Counselors should assess task progress with each client during each contact and endeavor to make some progress [or lay the ground work] for each task during every session. Beyond this general guideline, the manner of which topics will be discussed and which adjustments begun grow from a negotiation process with the client. In deciding how to allocate clinical energies the following should be considered.

  • determine which issue are most salient to the child at the moment
  • consider beginning with a crisis resolution activity that is the easiest to address; one most amenable to change
  • look for the crisis resolution activity that seems to account for the most variance in the client’s overall disorganization
  • devote attention in the early sessions to any activity that, if neglected, might reduce a client’s options in subsequent weeks, months and years.

EVALUATION OF OUTCOME

At followup, several key variables need to be assessed. This includes more than simply checking on the state of each of the personality modalities or subsystems, although this is where followup assessment begin.

  • Has there been a return to equilibrium and a reorganization of the BASIC personality subsystems? By checking the state o the various modalities and their relationship with one another, crisis theory’s constructs of equilibrium regained and openness to the future are examined.
  • We need to assess the extent to which coping capabilities have been regained – to what extent is a) problem solving now possible, and b) subjective discomfort being managed?
  • To what extent have any pre-crisis unresolved issued been worked through or finished at follow up?
  • Has the event been integrated into the fabric of life?
  • Is the person open to facing the future, equipped and ready to work, play and relate to others?

CONCLUSION

The focus on a multimodal perspective of crisis intervention built on a model first developed by Lazurus is recommended for clinical use. Appropriate attention should be paid to all of the attributional concerns identified in the opening of this workbook.

This workbook is presented to help school districts determine whether they wish to pursue a suicide management program and, if so, suggest how to proceed. It is not intended that the workbook is able to present all of the issues that might need to be addressed.
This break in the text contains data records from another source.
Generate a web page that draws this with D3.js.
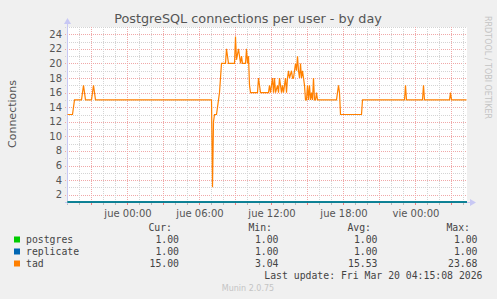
<!DOCTYPE html>
<html>

<head>
    <meta charset="utf-8">
    <style type="text/css">
        body {
            margin: 0;
            background: #f0f0f0;
        }

        svg text {
            font-family: "DejaVu Sans", sans-serif;
        }

        .legend text {
            font-family: "DejaVu Sans Mono", monospace;
        }
    </style>
    <title>PostgreSQL connections per user - by day</title>
</head>

<body>
    <script src="https://cdn.jsdelivr.net/npm/d3@7"></script>
    <script>
        // minutes relative to jue 00:00 and the "tad" connection count read at each point
        var tadMinutes = [-300, -275, -265, -230, -220, -210, -180, -170, -160, 420, 425, 430, 435, 445, 450, 455, 460, 465, 470,
            490, 495, 505, 535, 540, 545, 555, 565, 570, 575, 590, 595, 600, 605, 610, 615, 650, 655, 665, 705,
            710, 715, 725, 730, 735, 740, 750, 755, 760, 770, 775, 780, 790, 795, 800, 805, 810, 820, 825, 830,
            835, 840, 845, 850, 855, 860, 865, 870, 875, 880, 885, 890, 895, 900, 905, 910, 915, 920, 925, 930,
            935, 940, 945, 950, 1045, 1050, 1055, 1060, 1065, 1170, 1175, 1385, 1390, 1395, 1475, 1480, 1485,
            1610, 1615, 1620, 1695]
        var tadValues = [13, 13, 15, 15, 17, 15, 15, 17, 15, 15, 3.04, 12, 13, 13, 14, 15, 16, 18, 20,
            20, 22, 20, 20, 23.68, 20.5, 22, 20, 21, 20, 20, 22, 20, 21, 17, 16, 16, 18, 16, 16,
            17, 16, 18, 16, 18, 16, 17, 16, 18, 16, 17, 16, 18, 16, 18, 19, 18, 19, 18, 18,
            19, 20, 19, 21, 19, 18, 20, 18, 19, 18, 17, 15, 15, 17, 15, 17, 15, 16, 15, 18,
            15, 15, 16, 15, 15, 16, 17, 16, 13, 13, 15, 15, 17, 15, 15, 17, 15,
            15, 16, 15, 15]
        var constMinutes = [-300, 1700]
        var postgresValues = [1, 1]
        var replicateValues = [1, 1]

        var seriesNames = ["postgres", "replicate", "tad"]
        var seriesColors = ["#00cc00", "#0066b3", "#ff8000"]
        var curValues = ["1.00", "1.00", "15.00"]
        var minValues = ["1.00", "1.00", "3.04"]
        var avgValues = ["1.00", "1.00", "15.53"]
        var maxValues = ["1.00", "1.00", "23.68"]
        var yTicks = [2, 4, 6, 8, 10, 12, 14, 16, 18, 20, 22, 24]
        var dayNames = ["dom", "lun", "mar", "mié", "jue", "vie", "sáb"]

        var width = 497,
            height = 299,
            plot = {left: 67, right: 467, top: 27, bottom: 202}

        var base = new Date(2026, 2, 19, 0, 0)
        var toDate = m => new Date(base.getTime() + m * 60000)

        var svg = d3.select("body").append("svg")
            .attr("width", width)
            .attr("height", height)

        var xScale = d3.scaleTime()
            .domain([toDate(-300), toDate(1700)])
            .range([plot.left, plot.right])

        var yScale = d3.scaleLinear()
            .domain([1, 25])
            .range([plot.bottom, plot.top])

        // white canvas
        svg.append("rect")
            .attr("x", plot.left)
            .attr("y", plot.top)
            .attr("width", plot.right - plot.left)
            .attr("height", plot.bottom - plot.top)
            .attr("fill", "white")

        var gridColor = "#d4d4d4",
            majorColor = "#f0a8a8"

        // horizontal grid: every unit, red on labelled values
        var yAll = d3.range(2, 26)
        svg.selectAll(".hgrid")
            .data(yAll)
            .enter().append("line")
            .attr("class", "hgrid")
            .attr("x1", plot.left - 2)
            .attr("x2", plot.right)
            .attr("y1", d => Math.round(yScale(d)) + 0.5)
            .attr("y2", d => Math.round(yScale(d)) + 0.5)
            .attr("stroke", d => d % 2 === 0 ? majorColor : gridColor)
            .attr("stroke-dasharray", "1,1")

        // vertical grid: every hour, red every 3 hours
        var hours = xScale.ticks(d3.timeHour.every(1))
        svg.selectAll(".vgrid")
            .data(hours)
            .enter().append("line")
            .attr("class", "vgrid")
            .attr("x1", d => Math.round(xScale(d)) + 0.5)
            .attr("x2", d => Math.round(xScale(d)) + 0.5)
            .attr("y1", plot.top)
            .attr("y2", plot.bottom + 3)
            .attr("stroke", d => d.getHours() % 3 === 0 ? majorColor : gridColor)
            .attr("stroke-dasharray", "1,1")

        // tick marks below axis
        svg.selectAll(".xtick")
            .data(hours)
            .enter().append("line")
            .attr("x1", d => Math.round(xScale(d)) + 0.5)
            .attr("x2", d => Math.round(xScale(d)) + 0.5)
            .attr("y1", plot.bottom)
            .attr("y2", plot.bottom + 3)
            .attr("stroke", d => d.getHours() % 3 === 0 ? "#f08080" : "#bbbbbb")

        // axis lines and arrows
        var axisColor = "#c8c8f4"
        svg.append("line")
            .attr("x1", plot.left + 0.5).attr("x2", plot.left + 0.5)
            .attr("y1", plot.top - 4).attr("y2", plot.bottom + 2)
            .attr("stroke", axisColor)
        svg.append("line")
            .attr("x1", plot.left - 2).attr("x2", plot.right + 3)
            .attr("y1", plot.bottom + 0.5).attr("y2", plot.bottom + 0.5)
            .attr("stroke", axisColor)
        svg.append("path")
            .attr("d", `M${plot.left - 3},${plot.top - 3} L${plot.left + 0.5},${plot.top - 9} L${plot.left + 4},${plot.top - 3} Z`)
            .attr("fill", axisColor)
        svg.append("path")
            .attr("d", `M${plot.right + 3},${plot.bottom - 3} L${plot.right + 9},${plot.bottom + 0.5} L${plot.right + 3},${plot.bottom + 4} Z`)
            .attr("fill", axisColor)

        // y labels
        svg.selectAll(".ylabel")
            .data(yTicks)
            .enter().append("text")
            .attr("x", 62)
            .attr("y", d => yScale(d) + 3.5)
            .attr("text-anchor", "end")
            .attr("font-size", 10)
            .attr("fill", "#555")
            .text(d => d)

        // x labels every 6 hours
        var sixHours = xScale.ticks(d3.timeHour.every(6))
        var fmt = d3.timeFormat("%H:%M")
        svg.selectAll(".xlabel")
            .data(sixHours)
            .enter().append("text")
            .attr("x", d => xScale(d) + 1)
            .attr("y", 216.5)
            .attr("text-anchor", "middle")
            .attr("font-size", 10)
            .attr("fill", "#555")
            .text(d => `${dayNames[d.getDay()]} ${fmt(d)}`)

        // series lines
        var line = d3.line()
            .x(d => xScale(toDate(d[0])) + 0.5)
            .y(d => yScale(d[1]))

        var series = [
            {values: d3.zip(constMinutes, postgresValues), color: seriesColors[0]},
            {values: d3.zip(constMinutes, replicateValues), color: seriesColors[1]},
            {values: d3.zip(tadMinutes, tadValues), color: seriesColors[2]}
        ]

        svg.append("clipPath").attr("id", "clip")
            .append("rect")
            .attr("x", plot.left).attr("y", plot.top - 1)
            .attr("width", plot.right - plot.left).attr("height", plot.bottom - plot.top + 2)

        svg.append("g")
            .attr("clip-path", "url(#clip)")
            .selectAll("path")
            .data(series)
            .enter().append("path")
            .attr("d", d => line(d.values))
            .attr("fill", "none")
            .attr("stroke", d => d.color)
            .attr("stroke-width", d => d.color === seriesColors[2] ? 1.2 : 1.5)

        // title and axis title
        svg.append("text")
            .attr("x", 248)
            .attr("y", 22.5)
            .attr("text-anchor", "middle")
            .attr("font-size", 12.8)
            .attr("fill", "#555")
            .text("PostgreSQL connections per user - by day")

        svg.append("text")
            .attr("transform", "translate(15.5,114) rotate(-90)")
            .attr("text-anchor", "middle")
            .attr("font-size", 11)
            .attr("fill", "#555")
            .text("Connections")

        svg.append("text")
            .attr("transform", "translate(485,16) rotate(90)")
            .attr("font-size", 8)
            .attr("fill", "#c4c4c4")
            .text("RRDTOOL / TOBI OETIKER")

        svg.append("text")
            .attr("x", 248)
            .attr("y", 291)
            .attr("text-anchor", "middle")
            .attr("font-size", 8)
            .attr("fill", "#c4c4c4")
            .text("Munin 2.0.75")

        // legend table
        var legend = svg.append("g").attr("class", "legend")
            .attr("font-size", 9.8)
            .attr("fill", "#444")

        var headers = [["Cur:", 172], ["Min:", 272], ["Avg:", 371], ["Max:", 470]]
        headers.forEach(h => legend.append("text")
            .attr("x", h[1]).attr("y", 231).attr("text-anchor", "end").text(h[0]))

        var columns = [[curValues, 179], [minValues, 278.5], [avgValues, 377.5], [maxValues, 477.5]]
        seriesNames.forEach((name, i) => {
            var y = 243 + i * 12
            legend.append("rect")
                .attr("x", 14).attr("y", y - 6.5)
                .attr("width", 6).attr("height", 6)
                .attr("fill", seriesColors[i])
            legend.append("text").attr("x", 26).attr("y", y).text(name)
            columns.forEach(c => legend.append("text")
                .attr("x", c[1]).attr("y", y).attr("text-anchor", "end").text(c[0][i]))
        })

        legend.append("text")
            .attr("x", 482.5)
            .attr("y", 279)
            .attr("text-anchor", "end")
            .text("Last update: Fri Mar 20 04:15:08 2026")
    </script>
</body>

</html>
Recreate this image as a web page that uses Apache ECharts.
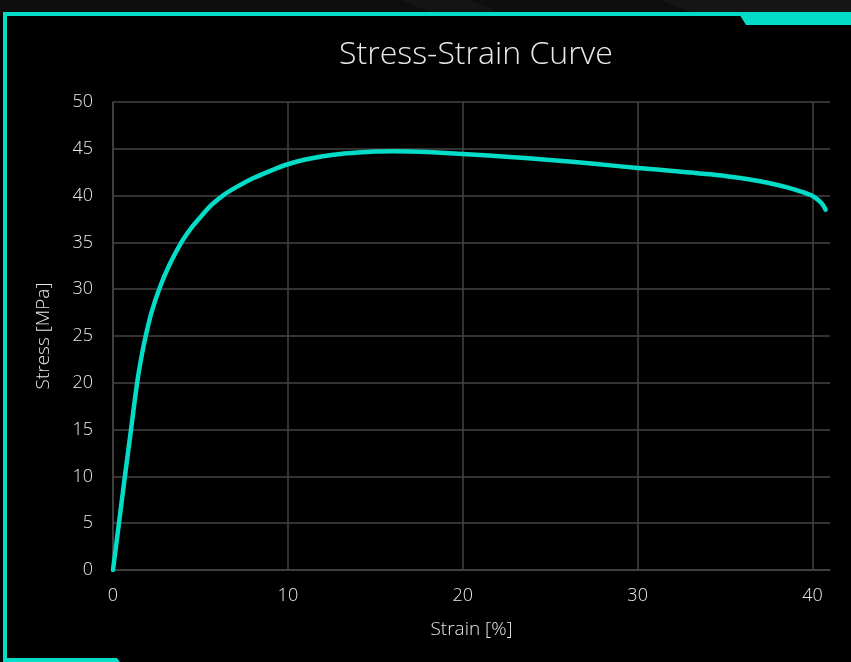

If the district decides to pursue such a program and is committed to the process defined in CBP#06, they should seek further information from their State or County Educational units.

 

  1. If all staff and students have been trained in the Psychological First Aid philosophy and procedures, an intervention will have been started even before the referral to the team as the subject is being walked through a process of evaluating and regaining control. If the first individual involved with the subject is not trained in PFA, a contact with a trained PFA staff person should take place at the earliest possible moment. If the person is trained and is able to carry out the process, referral to the Crisis Intervention Team would be one of the possibilities explored in step three [03], and a referral action taken in step four [04].
  2. Remember that resolution through these actions is seen attributionally as relatively maladaptive and should be reserved for instances where other alternative prove ineffective.